* What is expected *
Copy out each line below exactly as it appears.

** Start Material provided **

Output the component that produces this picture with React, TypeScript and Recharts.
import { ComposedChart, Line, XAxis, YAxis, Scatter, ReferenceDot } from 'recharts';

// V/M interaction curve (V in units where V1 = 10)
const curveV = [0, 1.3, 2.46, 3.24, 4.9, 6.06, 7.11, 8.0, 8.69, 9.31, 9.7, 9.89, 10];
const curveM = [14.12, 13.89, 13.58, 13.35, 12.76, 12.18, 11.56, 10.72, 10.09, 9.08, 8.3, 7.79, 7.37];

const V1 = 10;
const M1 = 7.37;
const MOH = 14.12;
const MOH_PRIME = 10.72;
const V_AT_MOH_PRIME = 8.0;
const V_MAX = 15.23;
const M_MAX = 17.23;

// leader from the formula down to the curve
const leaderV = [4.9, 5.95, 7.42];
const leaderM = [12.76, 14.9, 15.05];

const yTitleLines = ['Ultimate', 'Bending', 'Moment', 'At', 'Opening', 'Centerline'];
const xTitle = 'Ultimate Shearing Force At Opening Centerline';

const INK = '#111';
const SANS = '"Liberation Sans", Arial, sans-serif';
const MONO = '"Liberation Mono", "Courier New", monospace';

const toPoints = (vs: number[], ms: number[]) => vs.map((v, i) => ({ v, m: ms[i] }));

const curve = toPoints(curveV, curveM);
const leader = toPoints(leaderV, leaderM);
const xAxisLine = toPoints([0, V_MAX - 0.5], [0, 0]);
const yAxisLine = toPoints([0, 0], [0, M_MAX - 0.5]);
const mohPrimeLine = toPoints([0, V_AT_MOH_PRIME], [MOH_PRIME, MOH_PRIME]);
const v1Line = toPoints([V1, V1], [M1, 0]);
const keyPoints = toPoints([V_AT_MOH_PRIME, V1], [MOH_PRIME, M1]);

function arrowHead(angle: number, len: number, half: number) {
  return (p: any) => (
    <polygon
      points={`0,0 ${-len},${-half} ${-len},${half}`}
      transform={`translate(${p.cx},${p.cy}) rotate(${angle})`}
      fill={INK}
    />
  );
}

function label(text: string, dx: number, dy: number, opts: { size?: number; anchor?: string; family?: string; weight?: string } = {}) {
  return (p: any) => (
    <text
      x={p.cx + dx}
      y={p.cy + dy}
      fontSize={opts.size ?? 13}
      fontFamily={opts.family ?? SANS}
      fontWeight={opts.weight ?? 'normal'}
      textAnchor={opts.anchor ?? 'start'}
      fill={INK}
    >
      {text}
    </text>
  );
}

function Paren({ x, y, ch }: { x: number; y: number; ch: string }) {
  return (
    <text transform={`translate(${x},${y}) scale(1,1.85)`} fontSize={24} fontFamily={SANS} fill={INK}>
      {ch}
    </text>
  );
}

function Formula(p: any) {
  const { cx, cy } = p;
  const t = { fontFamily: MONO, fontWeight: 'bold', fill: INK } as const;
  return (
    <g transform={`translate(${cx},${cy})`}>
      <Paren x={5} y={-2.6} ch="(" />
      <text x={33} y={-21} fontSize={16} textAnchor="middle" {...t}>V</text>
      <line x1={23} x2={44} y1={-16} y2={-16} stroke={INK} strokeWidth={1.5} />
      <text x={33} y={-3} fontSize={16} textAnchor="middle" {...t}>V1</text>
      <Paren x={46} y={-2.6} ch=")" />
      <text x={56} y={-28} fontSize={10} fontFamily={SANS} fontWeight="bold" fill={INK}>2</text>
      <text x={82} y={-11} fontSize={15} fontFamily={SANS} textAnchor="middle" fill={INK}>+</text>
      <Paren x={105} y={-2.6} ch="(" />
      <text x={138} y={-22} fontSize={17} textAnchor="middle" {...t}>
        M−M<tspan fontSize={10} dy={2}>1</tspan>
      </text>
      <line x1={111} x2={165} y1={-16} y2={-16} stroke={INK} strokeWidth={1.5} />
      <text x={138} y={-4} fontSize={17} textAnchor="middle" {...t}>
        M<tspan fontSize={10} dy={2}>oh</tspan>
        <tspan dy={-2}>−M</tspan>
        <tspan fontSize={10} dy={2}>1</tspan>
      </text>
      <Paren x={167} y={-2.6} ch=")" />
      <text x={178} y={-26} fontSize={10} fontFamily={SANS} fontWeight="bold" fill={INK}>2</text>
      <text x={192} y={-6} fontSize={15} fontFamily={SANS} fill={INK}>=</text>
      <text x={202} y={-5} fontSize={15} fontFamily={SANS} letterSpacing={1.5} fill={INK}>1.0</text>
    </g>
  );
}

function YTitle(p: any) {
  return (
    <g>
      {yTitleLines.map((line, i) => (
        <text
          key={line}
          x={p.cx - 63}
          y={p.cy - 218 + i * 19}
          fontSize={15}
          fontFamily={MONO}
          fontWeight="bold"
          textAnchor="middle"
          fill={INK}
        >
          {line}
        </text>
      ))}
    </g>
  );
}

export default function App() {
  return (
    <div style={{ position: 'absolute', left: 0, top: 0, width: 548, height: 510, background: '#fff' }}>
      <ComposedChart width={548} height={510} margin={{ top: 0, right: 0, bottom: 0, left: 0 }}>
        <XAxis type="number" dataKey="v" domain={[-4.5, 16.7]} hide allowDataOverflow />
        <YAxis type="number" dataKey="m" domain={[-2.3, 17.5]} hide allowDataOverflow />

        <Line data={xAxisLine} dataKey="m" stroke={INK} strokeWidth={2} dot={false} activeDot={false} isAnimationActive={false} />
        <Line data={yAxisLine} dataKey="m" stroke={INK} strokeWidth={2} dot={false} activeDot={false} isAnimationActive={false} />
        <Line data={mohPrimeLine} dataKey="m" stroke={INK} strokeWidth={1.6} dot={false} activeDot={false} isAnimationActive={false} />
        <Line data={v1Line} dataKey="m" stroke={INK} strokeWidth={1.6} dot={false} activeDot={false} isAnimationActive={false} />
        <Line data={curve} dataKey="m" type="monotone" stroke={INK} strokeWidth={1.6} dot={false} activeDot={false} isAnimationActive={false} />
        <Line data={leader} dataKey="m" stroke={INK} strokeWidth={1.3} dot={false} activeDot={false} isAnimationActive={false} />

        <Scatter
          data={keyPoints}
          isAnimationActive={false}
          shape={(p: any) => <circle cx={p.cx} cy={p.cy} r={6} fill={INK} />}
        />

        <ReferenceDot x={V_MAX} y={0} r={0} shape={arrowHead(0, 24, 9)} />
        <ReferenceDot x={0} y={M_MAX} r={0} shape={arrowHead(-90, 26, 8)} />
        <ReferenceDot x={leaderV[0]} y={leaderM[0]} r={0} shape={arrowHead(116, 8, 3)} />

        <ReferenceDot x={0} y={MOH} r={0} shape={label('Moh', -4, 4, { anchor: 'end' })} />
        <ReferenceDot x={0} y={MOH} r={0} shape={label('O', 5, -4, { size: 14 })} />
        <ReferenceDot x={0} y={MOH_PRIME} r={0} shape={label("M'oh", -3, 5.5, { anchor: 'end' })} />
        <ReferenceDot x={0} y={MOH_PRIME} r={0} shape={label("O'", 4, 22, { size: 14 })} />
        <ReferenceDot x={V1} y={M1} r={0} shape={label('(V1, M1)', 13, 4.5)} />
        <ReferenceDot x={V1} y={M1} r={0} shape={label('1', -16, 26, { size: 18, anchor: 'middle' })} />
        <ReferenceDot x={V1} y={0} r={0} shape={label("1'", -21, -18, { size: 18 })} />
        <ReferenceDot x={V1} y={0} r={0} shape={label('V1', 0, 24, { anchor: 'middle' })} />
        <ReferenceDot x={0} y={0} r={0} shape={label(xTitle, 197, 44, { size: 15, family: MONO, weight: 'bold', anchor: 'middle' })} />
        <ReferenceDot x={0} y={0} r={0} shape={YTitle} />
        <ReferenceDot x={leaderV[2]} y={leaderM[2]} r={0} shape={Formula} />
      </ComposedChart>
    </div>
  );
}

** End Material provided **

* Output *
Output the component that produces this picture with React, TypeScript and Recharts.
import { ComposedChart, Line, XAxis, YAxis, Scatter, ReferenceDot } from 'recharts';

// V/M interaction curve (V in units where V1 = 10)
const curveV = [0, 1.3, 2.46, 3.24, 4.9, 6.06, 7.11, 8.0, 8.69, 9.31, 9.7, 9.89, 10];
const curveM = [14.12, 13.89, 13.58, 13.35, 12.76, 12.18, 11.56, 10.72, 10.09, 9.08, 8.3, 7.79, 7.37];

const V1 = 10;
const M1 = 7.37;
const MOH = 14.12;
const MOH_PRIME = 10.72;
const V_AT_MOH_PRIME = 8.0;
const V_MAX = 15.23;
const M_MAX = 17.23;

// leader from the formula down to the curve
const leaderV = [4.9, 5.95, 7.42];
const leaderM = [12.76, 14.9, 15.05];

const yTitleLines = ['Ultimate', 'Bending', 'Moment', 'At', 'Opening', 'Centerline'];
const xTitle = 'Ultimate Shearing Force At Opening Centerline';

const INK = '#111';
const SANS = '"Liberation Sans", Arial, sans-serif';
const MONO = '"Liberation Mono", "Courier New", monospace';

const toPoints = (vs: number[], ms: number[]) => vs.map((v, i) => ({ v, m: ms[i] }));

const curve = toPoints(curveV, curveM);
const leader = toPoints(leaderV, leaderM);
const xAxisLine = toPoints([0, V_MAX - 0.5], [0, 0]);
const yAxisLine = toPoints([0, 0], [0, M_MAX - 0.5]);
const mohPrimeLine = toPoints([0, V_AT_MOH_PRIME], [MOH_PRIME, MOH_PRIME]);
const v1Line = toPoints([V1, V1], [M1, 0]);
const keyPoints = toPoints([V_AT_MOH_PRIME, V1], [MOH_PRIME, M1]);

function arrowHead(angle: number, len: number, half: number) {
  return (p: any) => (
    <polygon
      points={`0,0 ${-len},${-half} ${-len},${half}`}
      transform={`translate(${p.cx},${p.cy}) rotate(${angle})`}
      fill={INK}
    />
  );
}

function label(text: string, dx: number, dy: number, opts: { size?: number; anchor?: string; family?: string; weight?: string } = {}) {
  return (p: any) => (
    <text
      x={p.cx + dx}
      y={p.cy + dy}
      fontSize={opts.size ?? 13}
      fontFamily={opts.family ?? SANS}
      fontWeight={opts.weight ?? 'normal'}
      textAnchor={opts.anchor ?? 'start'}
      fill={INK}
    >
      {text}
    </text>
  );
}

function Paren({ x, y, ch }: { x: number; y: number; ch: string }) {
  return (
    <text transform={`translate(${x},${y}) scale(1,1.85)`} fontSize={24} fontFamily={SANS} fill={INK}>
      {ch}
    </text>
  );
}

function Formula(p: any) {
  const { cx, cy } = p;
  const t = { fontFamily: MONO, fontWeight: 'bold', fill: INK } as const;
  return (
    <g transform={`translate(${cx},${cy})`}>
      <Paren x={5} y={-2.6} ch="(" />
      <text x={33} y={-21} fontSize={16} textAnchor="middle" {...t}>V</text>
      <line x1={23} x2={44} y1={-16} y2={-16} stroke={INK} strokeWidth={1.5} />
      <text x={33} y={-3} fontSize={16} textAnchor="middle" {...t}>V1</text>
      <Paren x={46} y={-2.6} ch=")" />
      <text x={56} y={-28} fontSize={10} fontFamily={SANS} fontWeight="bold" fill={INK}>2</text>
      <text x={82} y={-11} fontSize={15} fontFamily={SANS} textAnchor="middle" fill={INK}>+</text>
      <Paren x={105} y={-2.6} ch="(" />
      <text x={138} y={-22} fontSize={17} textAnchor="middle" {...t}>
        M−M<tspan fontSize={10} dy={2}>1</tspan>
      </text>
      <line x1={111} x2={165} y1={-16} y2={-16} stroke={INK} strokeWidth={1.5} />
      <text x={138} y={-4} fontSize={17} textAnchor="middle" {...t}>
        M<tspan fontSize={10} dy={2}>oh</tspan>
        <tspan dy={-2}>−M</tspan>
        <tspan fontSize={10} dy={2}>1</tspan>
      </text>
      <Paren x={167} y={-2.6} ch=")" />
      <text x={178} y={-26} fontSize={10} fontFamily={SANS} fontWeight="bold" fill={INK}>2</text>
      <text x={192} y={-6} fontSize={15} fontFamily={SANS} fill={INK}>=</text>
      <text x={202} y={-5} fontSize={15} fontFamily={SANS} letterSpacing={1.5} fill={INK}>1.0</text>
    </g>
  );
}

function YTitle(p: any) {
  return (
    <g>
      {yTitleLines.map((line, i) => (
        <text
          key={line}
          x={p.cx - 63}
          y={p.cy - 218 + i * 19}
          fontSize={15}
          fontFamily={MONO}
          fontWeight="bold"
          textAnchor="middle"
          fill={INK}
        >
          {line}
        </text>
      ))}
    </g>
  );
}

export default function App() {
  return (
    <div style={{ position: 'absolute', left: 0, top: 0, width: 548, height: 510, background: '#fff' }}>
      <ComposedChart width={548} height={510} margin={{ top: 0, right: 0, bottom: 0, left: 0 }}>
        <XAxis type="number" dataKey="v" domain={[-4.5, 16.7]} hide allowDataOverflow />
        <YAxis type="number" dataKey="m" domain={[-2.3, 17.5]} hide allowDataOverflow />

        <Line data={xAxisLine} dataKey="m" stroke={INK} strokeWidth={2} dot={false} activeDot={false} isAnimationActive={false} />
        <Line data={yAxisLine} dataKey="m" stroke={INK} strokeWidth={2} dot={false} activeDot={false} isAnimationActive={false} />
        <Line data={mohPrimeLine} dataKey="m" stroke={INK} strokeWidth={1.6} dot={false} activeDot={false} isAnimationActive={false} />
        <Line data={v1Line} dataKey="m" stroke={INK} strokeWidth={1.6} dot={false} activeDot={false} isAnimationActive={false} />
        <Line data={curve} dataKey="m" type="monotone" stroke={INK} strokeWidth={1.6} dot={false} activeDot={false} isAnimationActive={false} />
        <Line data={leader} dataKey="m" stroke={INK} strokeWidth={1.3} dot={false} activeDot={false} isAnimationActive={false} />

        <Scatter
          data={keyPoints}
          isAnimationActive={false}
          shape={(p: any) => <circle cx={p.cx} cy={p.cy} r={6} fill={INK} />}
        />

        <ReferenceDot x={V_MAX} y={0} r={0} shape={arrowHead(0, 24, 9)} />
        <ReferenceDot x={0} y={M_MAX} r={0} shape={arrowHead(-90, 26, 8)} />
        <ReferenceDot x={leaderV[0]} y={leaderM[0]} r={0} shape={arrowHead(116, 8, 3)} />

        <ReferenceDot x={0} y={MOH} r={0} shape={label('Moh', -4, 4, { anchor: 'end' })} />
        <ReferenceDot x={0} y={MOH} r={0} shape={label('O', 5, -4, { size: 14 })} />
        <ReferenceDot x={0} y={MOH_PRIME} r={0} shape={label("M'oh", -3, 5.5, { anchor: 'end' })} />
        <ReferenceDot x={0} y={MOH_PRIME} r={0} shape={label("O'", 4, 22, { size: 14 })} />
        <ReferenceDot x={V1} y={M1} r={0} shape={label('(V1, M1)', 13, 4.5)} />
        <ReferenceDot x={V1} y={M1} r={0} shape={label('1', -16, 26, { size: 18, anchor: 'middle' })} />
        <ReferenceDot x={V1} y={0} r={0} shape={label("1'", -21, -18, { size: 18 })} />
        <ReferenceDot x={V1} y={0} r={0} shape={label('V1', 0, 24, { anchor: 'middle' })} />
        <ReferenceDot x={0} y={0} r={0} shape={label(xTitle, 197, 44, { size: 15, family: MONO, weight: 'bold', anchor: 'middle' })} />
        <ReferenceDot x={0} y={0} r={0} shape={YTitle} />
        <ReferenceDot x={leaderV[2]} y={leaderM[2]} r={0} shape={Formula} />
      </ComposedChart>
    </div>
  );
}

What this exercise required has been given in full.